PROBLEM
Among the entries that follow, locate the line with "Convert this chart to matplotlib code." and the line with "import pandas as pd". Output those lines and all lines in between, exactly, minus the pictures.

— START —

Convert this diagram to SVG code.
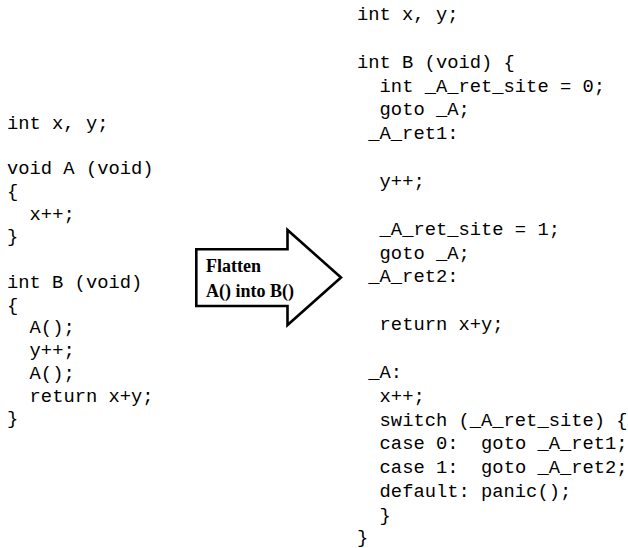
<svg xmlns="http://www.w3.org/2000/svg" width="628" height="548" viewBox="0 0 628 548">
  <style>
    .code { font-family: "Liberation Mono", "DejaVu Sans Mono", monospace; font-size: 18.8px; fill: #000; }
    .label { font-family: "Liberation Serif", "Times New Roman", serif; font-size: 18px; font-weight: bold; fill: #000; }
    .arrow { fill: #fff; stroke: #000; stroke-width: 2.6; stroke-linejoin: miter; }
  </style>
  <rect width="628" height="548" fill="#fff"/>

  <!-- original program: A() called twice from B(); column width 11.28 -->
  <g id="source-code" class="code">
    <text x="7" y="128.5">int x, y;</text>
    <text x="7" y="174">void A (void)</text>
    <text x="7" y="196.8">{</text>
    <text x="29.6" y="219.5">x++;</text>
    <text x="7" y="242.3">}</text>
    <text x="7" y="287.8">int B (void)</text>
    <text x="7" y="310.5">{</text>
    <text x="29.6" y="333.3">A();</text>
    <text x="29.6" y="356">y++;</text>
    <text x="29.6" y="378.8">A();</text>
    <text x="29.6" y="401.5">return x+y;</text>
    <text x="7" y="424.3">}</text>
  </g>

  <!-- transformation arrow -->
  <g id="flatten-arrow">
    <polygon class="arrow" points="196.3,249.3 287.5,249.3 287.5,230 341,277.5 287.5,325 287.5,306 196.3,306"/>
    <text class="label" x="206" y="271.5">Flatten</text>
    <text class="label" x="206" y="296.5">A() into B()</text>
  </g>

  <!-- flattened program: A() inlined with a return-site switch -->
  <g id="flattened-code" class="code">
    <text x="357" y="20">int x, y;</text>
    <text x="357" y="67.7">int B (void) {</text>
    <text x="379.6" y="91.6">int _A_ret_site = 0;</text>
    <text x="379.6" y="115.4">goto _A;</text>
    <text x="368.3" y="139.3">_A_ret1:</text>
    <text x="379.6" y="187">y++;</text>
    <text x="379.6" y="234.7">_A_ret_site = 1;</text>
    <text x="379.6" y="258.5">goto _A;</text>
    <text x="368.3" y="282.4">_A_ret2:</text>
    <text x="379.6" y="330.1">return x+y;</text>
    <text x="368.3" y="377.8">_A:</text>
    <text x="379.6" y="401.6">x++;</text>
    <text x="379.6" y="425.5">switch (_A_ret_site) {</text>
    <text x="379.6" y="449.3">case 0:<tspan x="481.1">goto _A_ret1;</tspan></text>
    <text x="379.6" y="473.2">case 1:<tspan x="481.1">goto _A_ret2;</tspan></text>
    <text x="379.6" y="497">default: panic();</text>
    <text x="379.6" y="520.9">}</text>
    <text x="357" y="543">}</text>
  </g>
</svg>
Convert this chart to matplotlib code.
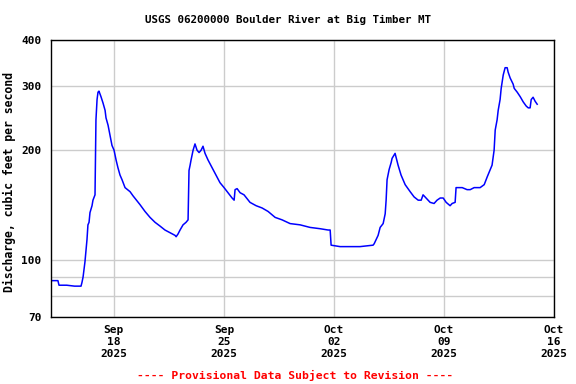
import matplotlib
matplotlib.use("Agg")
import matplotlib.pyplot as plt
import matplotlib.ticker as mticker
import numpy as np
import pandas as pd

# Days since 2025-09-14 00:00 and discharge (cfs)
t_days = [0.0, 0.44, 0.51, 1.0, 1.5, 1.91, 1.97, 2.04, 2.16, 2.23, 2.29, 2.35, 2.42, 2.48,
          2.61, 2.67, 2.80, 2.86, 2.93, 2.99, 3.05, 3.18, 3.31, 3.44, 3.50, 3.63, 3.75,
          3.88, 4.01, 4.14, 4.26, 4.39, 4.52, 4.71, 5.03, 5.22, 5.66, 5.98, 6.30, 6.62,
          6.94, 7.25, 7.57, 7.89, 7.96, 8.08, 8.21, 8.40, 8.59, 8.72, 8.78, 8.85, 8.91,
          9.04, 9.10, 9.16, 9.29, 9.42, 9.55, 9.67, 9.80, 9.99, 10.25, 10.50, 10.75,
          11.01, 11.26, 11.52, 11.65, 11.71, 11.84, 12.03, 12.28, 12.66, 13.05, 13.43,
          13.81, 14.26, 14.70, 15.21, 15.85, 16.48, 17.12, 17.63, 17.76, 17.82, 18.39,
          19.03, 19.66, 20.49, 20.56, 20.81, 20.94, 21.13, 21.26, 21.32, 21.38, 21.51,
          21.64, 21.70, 21.89, 22.08, 22.27, 22.53, 22.85, 23.10, 23.36, 23.55, 23.67,
          23.86, 24.12, 24.37, 24.56, 24.76, 24.95, 25.14, 25.39, 25.52, 25.71, 25.77,
          25.90, 26.16, 26.47, 26.67, 26.92, 27.30, 27.56, 27.75, 27.94, 28.06, 28.19,
          28.26, 28.38, 28.45, 28.57, 28.64, 28.77, 28.89, 29.02, 29.08, 29.21, 29.40,
          29.47, 29.66, 29.85, 30.04, 30.23, 30.36, 30.48, 30.55, 30.67, 30.80, 30.93]
q_cfs = [88, 88, 85.5, 85.5, 85, 85, 87, 90, 99, 107, 114, 125, 127, 135,
         141, 146, 151, 242, 275, 288, 290, 280, 269, 257, 245, 234, 220,
         206, 200, 188, 179, 171, 166, 158, 154, 150, 142, 136, 131, 127,
         124, 121, 119, 117, 116, 118, 121, 125, 127, 129, 176, 182, 188,
         200, 204, 208, 200, 197, 200, 205, 196, 188, 179, 171, 163,
         158, 153, 148, 146, 156, 157, 153, 151, 144, 141, 139,
         136, 131, 129, 126, 125, 123, 122, 121, 121, 110, 109,
         109, 109, 110, 111, 117, 123, 126, 134, 146, 166, 177,
         185, 190, 196, 182, 171, 161, 154, 149, 146, 146, 151,
         148, 144, 143, 146, 148, 148, 144, 141, 143, 144, 158,
         158, 158, 156, 156, 158, 158, 161, 169, 177, 182, 200,
         227, 242, 257, 275, 295, 321, 336, 336, 327, 315, 303,
         295, 288, 280, 271, 264, 261, 261, 275, 279, 272, 267]

start = pd.Timestamp("2025-09-14")
end = pd.Timestamp("2025-10-16")
tick_dates = ["2025-09-18", "2025-09-25", "2025-10-02", "2025-10-09", "2025-10-16"]
tick_labels = ["Sep\n18\n2025", "Sep\n25\n2025", "Oct\n02\n2025", "Oct\n09\n2025", "Oct\n16\n2025"]
y_major = [70, 100, 200, 300, 400]
y_grid = [80, 90]

times = start + pd.to_timedelta(t_days, unit="D")

fig = plt.figure(figsize=(5.76, 3.84), dpi=100)
ax = fig.add_axes([51/576, 1-317/384, (554-51)/576, (317-40)/384])

font = "DejaVu Sans Mono"
ax.plot(times, q_cfs, color="#0000ff", lw=1.1)

ax.set_yscale("log")
ax.set_ylim(70, 400)
ax.set_xlim(start, end)

ax.yaxis.set_major_locator(mticker.FixedLocator(y_major))
ax.yaxis.set_major_formatter(mticker.FixedFormatter([str(v) for v in y_major]))
ax.yaxis.set_minor_locator(mticker.FixedLocator(y_grid))
ax.yaxis.set_minor_formatter(mticker.NullFormatter())

ax.set_xticks(pd.to_datetime(tick_dates))
ax.set_xticklabels(tick_labels, fontfamily=font, fontweight="bold", fontsize=8.0, linespacing=1.2)
for lab in ax.get_yticklabels():
    lab.set_fontfamily(font)
    lab.set_fontweight("bold")
    lab.set_fontsize(8.0)

ax.grid(True, which="both", color="#cccccc", lw=1.0)
ax.set_axisbelow(True)
ax.tick_params(which="both", length=0, pad=6)
ax.tick_params(axis="y", pad=7)
for s in ax.spines.values():
    s.set_color("black")
    s.set_linewidth(1.0)

ax.set_ylabel("Discharge, cubic feet per second", fontfamily=font, fontweight="bold",
              fontsize=8.3)
ax.yaxis.set_label_coords(-0.069, 0.489)
fig.text(0.5, 1-20/384, "USGS 06200000 Boulder River at Big Timber MT", ha="center", va="center",
         fontfamily=font, fontweight="bold", fontsize=7.8)
fig.text(295/576, 1-375/384, "---- Provisional Data Subject to Revision ----", ha="center",
         va="center", fontfamily=font, fontweight="bold", fontsize=8.2, color="#ff0000")

fig.savefig("out.png", dpi=100)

— END —

EXERCISE SOLUTION
Convert this chart to matplotlib code.
import matplotlib
matplotlib.use("Agg")
import matplotlib.pyplot as plt
import matplotlib.ticker as mticker
import numpy as np
import pandas as pd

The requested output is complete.